Through your knowledge and by using keyword tools, you can develop a list of core content topics and assign one to each month for the next six months. Each theme should be a substantial topic related to your business or industry and represent an important keyword search term.

2. Invest time in content upgrades

Marketers today have tapped the insatiable hunger for useful, actionable, educational content and are employing highly targeted “content upgrades” to convert traffic to lead funnels.

Knowing that you’ll be creating less, but more valuable, content, be sure to marry this content with content upgrades. Since the reader is already engaged with your content, providing value with these upgrades will increase the odds of a conversion because they will already be a warm lead.

An important factor to the content upgrade is that it helps you segment visitor interest. People are very interested in how to do that one specific thing they searched for. If they land on your article, you have the ability to know what they are looking for and which content upgrade to provide when they need it.

One of the quickest ways to identify candidates for immediate content upgrade opportunities is to look through your analytics and find your most popular content and consider ways to personalize a content upgrade for those posts.

You can also use a tool like BuzzSumo to identify some of the most shared content online based on the keyword phrases related to your ideal client.

You don’t have to overthink the package for a content upgrade. In many cases what you’re looking to do is simplify information not make it more complex.

Providing these upgrades will increase your number of leads, and in turn, customers.

3. Ensure your audience sees your content

Keep in mind that no matter how good your content is, nobody will see it if you don’t promote it. You must ensure you promote it to relevant social channels, email lists, and so on to ensure it targeting the right people. Also, be sure to employ on-page SEO best practices within your content to help you get found by your audience organically.

Matching your content to the customer journey

To take your content creation even further, you must ensure that it is incorporated into every stage of the customer journey in order to solidify the close.
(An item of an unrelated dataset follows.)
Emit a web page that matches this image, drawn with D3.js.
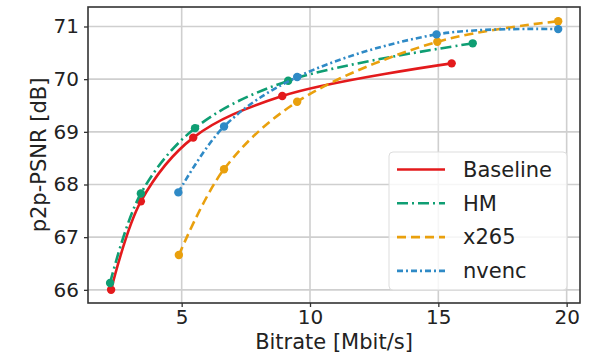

I believe the customer journey consists of seven stages (what I refer to as the Marketing Hourglass): Know, Like, Trust, Try, Buy, Repeat, and Refer.

As a person moves through the customer journey, you must hit them with content throughout the process to keep them engaged with your business, and the best way to do this is to match the content you’d like to develop with the various phases of the Marketing Hourglass.

You must be aware of what your customer’s journey looks like in order to develop content for each stage of it. To help you do so, I’ve described the stages below to help you brainstorm what content would work best for you.

Know

The Know stage is the phase where people first become aware of your business, and it’s your job to put a piece of content out there that get’s their attention.

Like

At this stage, give your prospects reasons to keep wanting more and move towards gaining permission to continue the conversation.

Trust

I believe this is the most important step but arguably the most tedious and time-consuming. The more a person trusts you and your company, the more likely they’ll be to buy from you. Create content that helps build that trust.

Try

I think this the easiest phase to move people to the purchase. The content here needs to represent a sample of the end result. Demonstrate how much better your product or service is than the competition, to differentiate your business.

Buy

The focus here is to maintain a good experience for the prospect. In order to continue to deliver a remarkable customer experience, you’ve got to continue to educate through content.

Repeat

In the Repeat phase, you need to consider adding a results review process as well as additional upsell and cross-sell touchpoints.

Refer

Build processes and content campaigns that make it easy for your brand champions to refer your business.

Content marketing is here to stay. Put time and energy into creating quality content with associated content upgrades throughout each stage of the customer journey, and you’ll be sure to increase your number of customers moving forward.